In general, tunable WDM add/drop systems often utilize fixed or tunable fiber Bragg gratings (FBG) to provide the necessary wavelength selectivity for the add/drop function. To add or drop a specific wavelength, the accurate control of the signal at an absolute wavelength is of high requirement. Any deficient design in the tuning wavelength accuracy could lead to problems that may include optical cross talk, signal fluctuation and numerous other undesirable effects.
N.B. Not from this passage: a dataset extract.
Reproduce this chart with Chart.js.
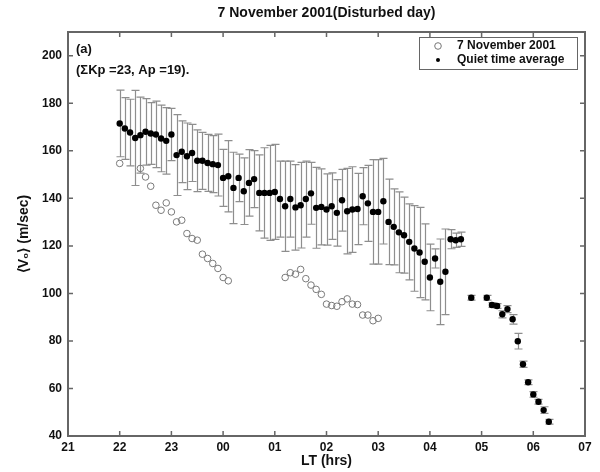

There have been many efforts in design absolute wavelength selectivity. One exemplary technology is to fabricate wavelength selective elements based on recording an index of refraction grating in the core of an optical fiber, for instance, disclosed in U.S. Pat. No. 4,474,427 to Hill et al. and U.S. Pat. No. 4,725,110 to Glenn et al. A difficulty with conventional fiber Bragg gratings is that they filter only a fixed wavelength. Each grating selectively reflects light in only a narrow bandwidth centered around a desired wavelength. However, in many applications, such as tunable multiplexing, it is desirable to have a grating whose wavelength response can be tuned, that is, controllably altered for a desired wavelength. A tunable FBG can be realized by stretching, compressing or heating the device. The tunable designs, on the other hand, have stringent requirements of accurate control over an absolute wavelength to ensure the proper functioning of the system. Therefore, there is a need for techniques of how to control effectively and precisely the wavelength selectivity of a tunable device.